Exercise task: Scan the lines below for "matplotlib"; report the number of lines that contain it, and only that.
════
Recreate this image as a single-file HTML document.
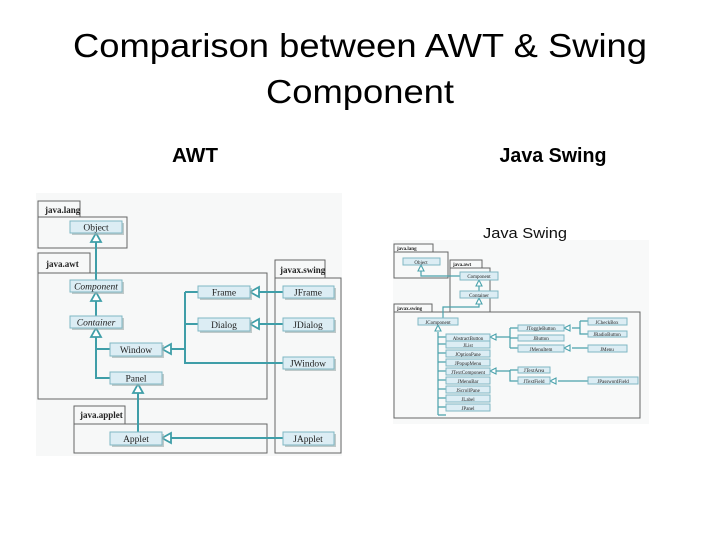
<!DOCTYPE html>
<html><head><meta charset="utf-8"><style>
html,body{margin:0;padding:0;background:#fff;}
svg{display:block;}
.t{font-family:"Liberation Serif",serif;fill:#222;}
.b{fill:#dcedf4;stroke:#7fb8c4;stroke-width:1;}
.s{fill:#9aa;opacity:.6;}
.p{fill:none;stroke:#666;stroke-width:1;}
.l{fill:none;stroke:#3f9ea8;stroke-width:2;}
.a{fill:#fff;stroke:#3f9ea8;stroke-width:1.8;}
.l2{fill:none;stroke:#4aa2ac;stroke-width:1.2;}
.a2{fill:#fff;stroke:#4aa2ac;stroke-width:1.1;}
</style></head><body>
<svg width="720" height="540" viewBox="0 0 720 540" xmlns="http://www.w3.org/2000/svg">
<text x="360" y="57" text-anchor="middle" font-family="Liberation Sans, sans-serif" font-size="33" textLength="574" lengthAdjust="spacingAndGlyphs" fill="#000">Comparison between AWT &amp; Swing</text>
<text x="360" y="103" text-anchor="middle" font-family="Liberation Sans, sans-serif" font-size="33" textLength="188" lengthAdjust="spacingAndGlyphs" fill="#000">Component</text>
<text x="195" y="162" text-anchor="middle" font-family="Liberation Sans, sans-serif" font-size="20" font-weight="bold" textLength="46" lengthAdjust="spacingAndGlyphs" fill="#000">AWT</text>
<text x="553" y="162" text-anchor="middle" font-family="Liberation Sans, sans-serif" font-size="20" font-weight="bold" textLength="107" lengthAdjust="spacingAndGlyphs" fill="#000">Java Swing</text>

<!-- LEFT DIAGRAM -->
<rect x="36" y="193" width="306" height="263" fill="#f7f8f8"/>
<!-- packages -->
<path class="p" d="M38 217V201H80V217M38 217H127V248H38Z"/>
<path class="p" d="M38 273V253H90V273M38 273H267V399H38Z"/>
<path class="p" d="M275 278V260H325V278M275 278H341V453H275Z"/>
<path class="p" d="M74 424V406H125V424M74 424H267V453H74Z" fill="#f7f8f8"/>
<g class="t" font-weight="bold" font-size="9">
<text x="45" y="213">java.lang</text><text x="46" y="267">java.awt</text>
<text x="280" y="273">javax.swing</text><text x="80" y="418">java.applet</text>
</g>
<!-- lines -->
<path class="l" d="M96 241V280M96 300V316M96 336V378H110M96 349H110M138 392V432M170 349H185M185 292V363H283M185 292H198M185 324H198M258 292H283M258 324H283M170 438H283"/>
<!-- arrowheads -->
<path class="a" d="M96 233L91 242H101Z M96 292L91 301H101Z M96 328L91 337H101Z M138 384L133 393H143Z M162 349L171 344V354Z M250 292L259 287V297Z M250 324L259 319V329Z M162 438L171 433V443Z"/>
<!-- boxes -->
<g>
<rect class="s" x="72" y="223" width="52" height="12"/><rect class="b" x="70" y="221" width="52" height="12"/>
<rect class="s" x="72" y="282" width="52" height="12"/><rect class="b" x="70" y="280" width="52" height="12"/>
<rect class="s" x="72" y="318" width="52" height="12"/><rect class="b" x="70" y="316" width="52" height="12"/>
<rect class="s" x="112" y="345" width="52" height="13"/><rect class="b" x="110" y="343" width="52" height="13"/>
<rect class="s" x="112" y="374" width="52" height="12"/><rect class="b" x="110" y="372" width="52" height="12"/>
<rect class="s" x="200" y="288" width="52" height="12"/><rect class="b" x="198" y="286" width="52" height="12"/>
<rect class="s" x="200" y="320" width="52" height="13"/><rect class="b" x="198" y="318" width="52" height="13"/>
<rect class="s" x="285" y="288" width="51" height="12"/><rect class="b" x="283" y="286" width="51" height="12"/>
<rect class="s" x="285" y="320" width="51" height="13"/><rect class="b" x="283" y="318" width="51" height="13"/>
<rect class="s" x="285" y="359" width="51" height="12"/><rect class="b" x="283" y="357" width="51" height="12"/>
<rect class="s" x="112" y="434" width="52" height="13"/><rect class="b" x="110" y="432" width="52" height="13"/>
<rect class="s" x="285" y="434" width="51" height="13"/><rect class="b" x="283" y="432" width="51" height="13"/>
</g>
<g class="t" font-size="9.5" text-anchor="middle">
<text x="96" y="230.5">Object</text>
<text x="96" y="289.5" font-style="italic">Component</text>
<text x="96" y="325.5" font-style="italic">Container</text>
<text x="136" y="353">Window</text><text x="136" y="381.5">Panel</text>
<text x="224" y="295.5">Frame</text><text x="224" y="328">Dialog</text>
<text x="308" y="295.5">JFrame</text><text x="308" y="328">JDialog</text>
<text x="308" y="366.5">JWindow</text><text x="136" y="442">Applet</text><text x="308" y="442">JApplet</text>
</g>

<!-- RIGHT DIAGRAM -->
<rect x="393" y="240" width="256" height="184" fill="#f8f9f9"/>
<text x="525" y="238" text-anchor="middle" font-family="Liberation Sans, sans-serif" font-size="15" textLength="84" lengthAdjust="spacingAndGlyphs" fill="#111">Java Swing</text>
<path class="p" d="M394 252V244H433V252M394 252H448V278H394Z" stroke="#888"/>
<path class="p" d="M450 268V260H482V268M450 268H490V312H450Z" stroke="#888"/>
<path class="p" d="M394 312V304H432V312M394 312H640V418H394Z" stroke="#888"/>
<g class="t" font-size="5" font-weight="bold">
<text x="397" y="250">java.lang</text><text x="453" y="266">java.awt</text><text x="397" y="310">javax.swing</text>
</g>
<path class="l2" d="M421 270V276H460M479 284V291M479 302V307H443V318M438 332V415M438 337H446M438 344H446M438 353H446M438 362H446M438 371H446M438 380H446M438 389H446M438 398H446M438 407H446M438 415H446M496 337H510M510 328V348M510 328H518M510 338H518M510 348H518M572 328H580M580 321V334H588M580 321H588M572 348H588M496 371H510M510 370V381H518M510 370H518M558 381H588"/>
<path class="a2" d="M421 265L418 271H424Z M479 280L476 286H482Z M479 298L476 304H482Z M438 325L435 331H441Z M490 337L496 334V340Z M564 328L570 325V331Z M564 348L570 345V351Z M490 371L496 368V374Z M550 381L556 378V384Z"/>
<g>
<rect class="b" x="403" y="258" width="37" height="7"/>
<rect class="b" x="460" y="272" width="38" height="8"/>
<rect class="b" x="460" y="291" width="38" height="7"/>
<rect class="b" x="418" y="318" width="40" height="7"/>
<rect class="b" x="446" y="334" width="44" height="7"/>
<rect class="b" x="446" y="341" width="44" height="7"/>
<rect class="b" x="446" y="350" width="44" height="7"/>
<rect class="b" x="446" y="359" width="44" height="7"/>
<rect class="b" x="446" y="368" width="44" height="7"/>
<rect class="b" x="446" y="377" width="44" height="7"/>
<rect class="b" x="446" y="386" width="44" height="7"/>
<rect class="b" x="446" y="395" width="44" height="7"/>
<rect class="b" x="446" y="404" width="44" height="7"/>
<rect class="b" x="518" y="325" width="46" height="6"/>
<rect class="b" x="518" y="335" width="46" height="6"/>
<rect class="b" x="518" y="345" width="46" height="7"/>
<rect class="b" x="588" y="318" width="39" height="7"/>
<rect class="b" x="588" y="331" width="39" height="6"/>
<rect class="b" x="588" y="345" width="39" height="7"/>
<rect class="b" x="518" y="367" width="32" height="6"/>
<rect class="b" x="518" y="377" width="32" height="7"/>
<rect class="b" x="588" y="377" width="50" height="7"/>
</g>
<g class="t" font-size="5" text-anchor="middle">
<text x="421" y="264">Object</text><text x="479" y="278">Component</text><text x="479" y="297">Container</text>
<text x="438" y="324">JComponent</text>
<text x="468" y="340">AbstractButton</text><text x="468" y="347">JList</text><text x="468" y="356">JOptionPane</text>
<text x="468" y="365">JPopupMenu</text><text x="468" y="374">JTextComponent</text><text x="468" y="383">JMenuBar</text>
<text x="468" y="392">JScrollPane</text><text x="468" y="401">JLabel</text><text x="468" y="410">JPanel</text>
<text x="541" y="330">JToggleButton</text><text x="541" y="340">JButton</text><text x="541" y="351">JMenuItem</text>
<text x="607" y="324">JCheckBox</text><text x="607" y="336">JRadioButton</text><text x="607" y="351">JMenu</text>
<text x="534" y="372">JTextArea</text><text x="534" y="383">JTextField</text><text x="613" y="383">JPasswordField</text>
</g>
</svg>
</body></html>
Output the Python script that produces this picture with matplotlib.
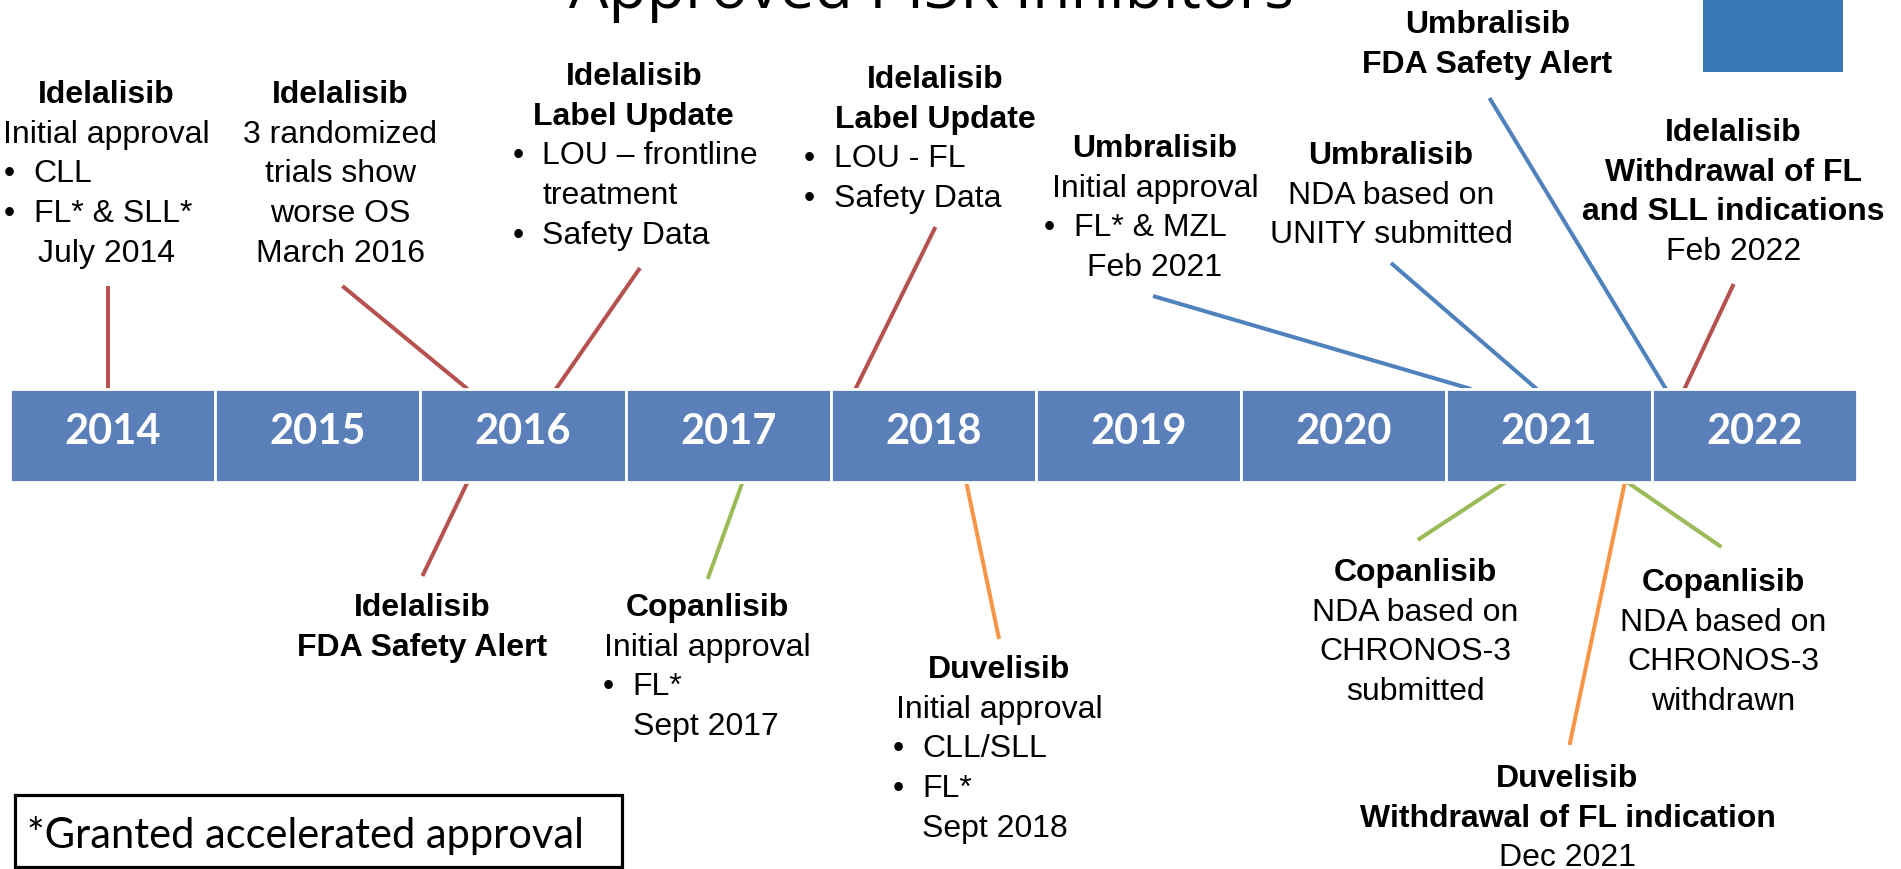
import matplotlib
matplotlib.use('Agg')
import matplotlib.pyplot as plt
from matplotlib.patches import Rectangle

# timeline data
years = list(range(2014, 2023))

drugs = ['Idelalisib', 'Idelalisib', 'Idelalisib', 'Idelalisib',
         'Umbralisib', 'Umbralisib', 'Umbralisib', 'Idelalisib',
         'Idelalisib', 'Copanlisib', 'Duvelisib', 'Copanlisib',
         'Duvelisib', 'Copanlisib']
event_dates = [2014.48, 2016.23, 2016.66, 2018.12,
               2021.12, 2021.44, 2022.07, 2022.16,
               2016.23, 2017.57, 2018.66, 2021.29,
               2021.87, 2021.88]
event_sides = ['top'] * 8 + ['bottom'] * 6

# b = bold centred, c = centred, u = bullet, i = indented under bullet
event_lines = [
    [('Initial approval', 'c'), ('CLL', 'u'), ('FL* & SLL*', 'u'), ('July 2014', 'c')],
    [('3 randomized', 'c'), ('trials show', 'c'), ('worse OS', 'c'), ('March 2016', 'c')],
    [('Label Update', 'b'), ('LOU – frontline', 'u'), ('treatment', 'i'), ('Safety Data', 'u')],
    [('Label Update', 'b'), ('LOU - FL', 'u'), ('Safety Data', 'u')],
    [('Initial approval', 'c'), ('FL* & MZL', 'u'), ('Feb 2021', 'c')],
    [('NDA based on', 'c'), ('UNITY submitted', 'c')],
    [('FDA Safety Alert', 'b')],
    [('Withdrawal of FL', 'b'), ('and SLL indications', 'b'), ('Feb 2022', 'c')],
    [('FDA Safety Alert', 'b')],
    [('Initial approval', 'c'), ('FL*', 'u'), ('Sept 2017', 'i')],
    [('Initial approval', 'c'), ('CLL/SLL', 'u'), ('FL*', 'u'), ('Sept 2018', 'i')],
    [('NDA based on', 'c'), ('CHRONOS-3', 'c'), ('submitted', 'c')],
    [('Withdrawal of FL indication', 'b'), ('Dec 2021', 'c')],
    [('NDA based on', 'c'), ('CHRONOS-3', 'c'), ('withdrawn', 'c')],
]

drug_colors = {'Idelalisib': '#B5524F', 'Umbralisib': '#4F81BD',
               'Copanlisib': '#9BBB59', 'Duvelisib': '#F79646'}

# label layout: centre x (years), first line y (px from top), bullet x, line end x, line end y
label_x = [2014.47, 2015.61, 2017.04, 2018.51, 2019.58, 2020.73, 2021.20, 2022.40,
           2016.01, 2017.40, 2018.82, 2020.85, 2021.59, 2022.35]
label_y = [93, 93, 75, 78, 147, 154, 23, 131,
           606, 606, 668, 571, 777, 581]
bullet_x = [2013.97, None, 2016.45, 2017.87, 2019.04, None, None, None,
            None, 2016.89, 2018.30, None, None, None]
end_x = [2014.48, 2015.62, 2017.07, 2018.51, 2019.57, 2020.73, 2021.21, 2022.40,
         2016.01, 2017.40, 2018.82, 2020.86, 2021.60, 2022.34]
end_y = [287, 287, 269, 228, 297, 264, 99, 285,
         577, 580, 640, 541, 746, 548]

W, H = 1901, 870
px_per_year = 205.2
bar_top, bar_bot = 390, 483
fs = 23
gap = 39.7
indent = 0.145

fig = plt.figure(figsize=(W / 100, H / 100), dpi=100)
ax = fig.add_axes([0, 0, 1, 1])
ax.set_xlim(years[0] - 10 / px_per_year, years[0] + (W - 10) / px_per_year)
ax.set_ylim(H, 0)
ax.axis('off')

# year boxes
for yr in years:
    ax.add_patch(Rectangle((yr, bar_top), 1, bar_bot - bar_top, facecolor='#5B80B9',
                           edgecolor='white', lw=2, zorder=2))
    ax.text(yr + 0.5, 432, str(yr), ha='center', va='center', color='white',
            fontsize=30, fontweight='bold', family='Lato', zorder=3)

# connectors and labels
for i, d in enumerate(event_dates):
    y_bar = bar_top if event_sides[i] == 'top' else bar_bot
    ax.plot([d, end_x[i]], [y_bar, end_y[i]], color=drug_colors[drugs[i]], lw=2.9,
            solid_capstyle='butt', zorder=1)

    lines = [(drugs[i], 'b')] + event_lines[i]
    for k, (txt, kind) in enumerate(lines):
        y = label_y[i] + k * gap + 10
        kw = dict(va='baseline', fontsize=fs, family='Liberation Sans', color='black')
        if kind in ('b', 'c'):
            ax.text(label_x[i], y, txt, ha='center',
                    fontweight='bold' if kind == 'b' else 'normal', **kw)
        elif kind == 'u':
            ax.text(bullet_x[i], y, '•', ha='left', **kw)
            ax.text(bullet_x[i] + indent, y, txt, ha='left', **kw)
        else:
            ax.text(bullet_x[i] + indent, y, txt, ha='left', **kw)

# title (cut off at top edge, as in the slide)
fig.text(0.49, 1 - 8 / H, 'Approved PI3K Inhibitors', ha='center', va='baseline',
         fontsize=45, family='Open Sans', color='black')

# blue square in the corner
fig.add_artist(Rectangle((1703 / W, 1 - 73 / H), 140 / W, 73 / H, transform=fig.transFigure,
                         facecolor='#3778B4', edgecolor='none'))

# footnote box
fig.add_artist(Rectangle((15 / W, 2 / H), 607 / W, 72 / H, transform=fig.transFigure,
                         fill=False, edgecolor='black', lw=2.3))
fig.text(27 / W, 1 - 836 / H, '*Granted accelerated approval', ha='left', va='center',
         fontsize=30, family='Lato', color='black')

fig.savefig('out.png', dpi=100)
════
Solution for this problem: 5